Careful Words

stuff (n.)

stuff (v.)

Our revels now are ended. These our actors,

As I foretold you, were all spirits, and

Are melted into air, into thin air:

And, like the baseless fabric of this vision,

The cloud-capp'd towers, the gorgeous palaces,

The solemn temples, the great globe itself,

Yea, all which it inherit, shall dissolve,

And, like this insubstantial pageant faded,

Leave not a rack behind. We are such stuff

As dreams are made on; and our little life

Is rounded with a sleep.

William Shakespeare (1564-1616): The Tempest. Act iv. Sc. 1.

I am but a gatherer and disposer of other men's stuff.

Sir Henry Wotton (1568-1639): Preface to the Elements of Architecture.

  Everything in Nature contains all the powers of Nature. Everything is made of one hidden stuff.

Ralph Waldo Emerson (1803-1882): Essays. First Series. Compensation.

  Dost thou love life? Then do not squander time, for that is the stuff life is made of.

Benjamin Franklin (1706-1790): Maxims prefixed to Poor Richard's Almanac, 1757.

And let me wring your heart; for so I shall,

If it be made of penetrable stuff.

William Shakespeare (1564-1616): Hamlet. Act iii. Sc. 4.

  Doct.      Not so sick, my lord,

As she is troubled with thick-coming fancies,

That keep her from her rest.

  Macb.        Cure her of that.

Canst thou not minister to a mind diseas'd,

Pluck from the memory a rooted sorrow,

Raze out the written troubles of the brain,

And with some sweet oblivious antidote

Cleanse the stuff'd bosom of that perilous stuff

Which weighs upon the heart?

  Doct.        Therein the patient

Must minister to himself.

  Macb.  Throw physic to the dogs: I 'll none of it.

William Shakespeare (1564-1616): Macbeth. Act v. Sc. 3.

When that the poor have cried, Caesar hath wept:

Ambition should be made of sterner stuff.

William Shakespeare (1564-1616): Julius Caesar. Act iii. Sc. 2.

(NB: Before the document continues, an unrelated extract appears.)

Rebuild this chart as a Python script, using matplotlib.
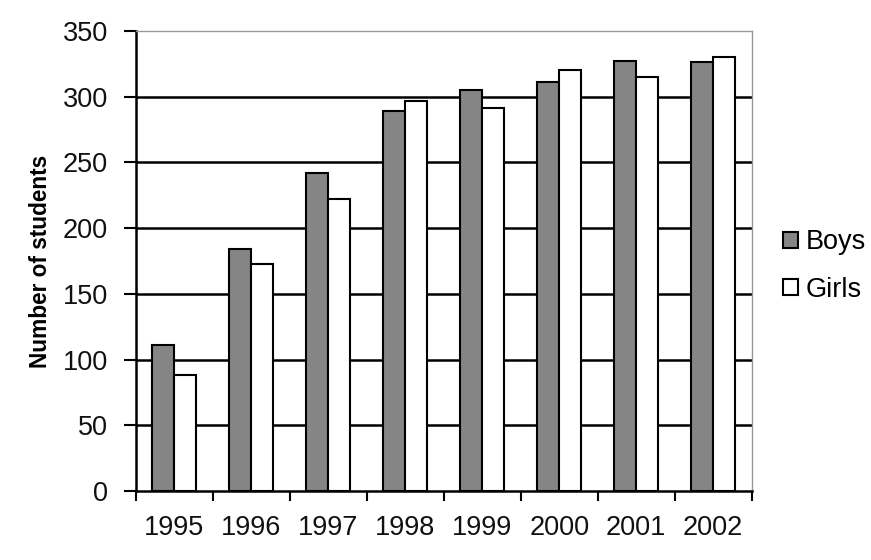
import matplotlib
matplotlib.use("Agg")
import matplotlib.pyplot as plt
import numpy as np

years = ["1995", "1996", "1997", "1998", "1999", "2000", "2001", "2002"]
boys = [111, 184, 242, 289, 305, 311, 327, 326]
girls = [88, 173, 222, 297, 291, 320, 315, 330]
yticks = [0, 50, 100, 150, 200, 250, 300, 350]

plt.rcParams['font.family'] = ['Liberation Sans', 'DejaVu Sans']

fig = plt.figure(figsize=(8.71, 5.60), dpi=100)
ax = fig.add_axes([0.156, 0.123, 0.707, 0.822])

x = np.arange(len(years))
w = 0.286
ax.bar(x - w/2, boys, w, color='#858585', edgecolor='black', linewidth=1.5, label='Boys', zorder=3)
ax.bar(x + w/2, girls, w, color='white', edgecolor='black', linewidth=1.5, label='Girls', zorder=3)

ax.set_xlim(-0.5, len(years) - 0.5)
ax.set_ylim(0, 350)
for yv in yticks[1:-1]:
    ax.axhline(yv, color='black', linewidth=1.8, zorder=1)

ax.set_yticks(yticks)
ax.set_yticklabels([str(v) for v in yticks], fontsize=19.5, color='#111111')
ax.set_xticks(x)
ax.set_xticklabels(years, fontsize=19.5, color='#111111')
ax.tick_params(axis='x', length=0, pad=17)
ax.set_xticks(np.arange(len(years) + 1) - 0.5, minor=True)
ax.tick_params(axis='x', which='minor', length=7, width=1.5, direction='out')
ax.tick_params(axis='y', length=9, width=1.5, direction='out', pad=11)

for s in ['left', 'bottom']:
    ax.spines[s].set_linewidth(1.8)
    ax.spines[s].set_color('black')
for s in ['top', 'right']:
    ax.spines[s].set_linewidth(1.0)
    ax.spines[s].set_color('#999999')

ax.set_ylabel('Number of students', fontsize=16.3, fontweight='bold', labelpad=8)

leg = fig.legend(loc='center left', bbox_to_anchor=(0.8714, 0.525), frameon=False,
                 fontsize=19.5, handlelength=0.55, handleheight=0.55, handletextpad=0.26,
                 labelspacing=0.78)

fig.savefig('out.png', dpi=100)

A deal of skimble-skamble stuff.

William Shakespeare (1564-1616): King Henry IV. Part I. Act iii. Sc. 1.

Stuff the head

With all such reading as was never read:

For thee explain a thing till all men doubt it,

And write about it, goddess, and about it.

Alexander Pope (1688-1744): The Dunciad. Book iv. Line 249.

I count life just a stuff

To try the soul's strength on.

Robert Browning (1812-1890): In a Balcony.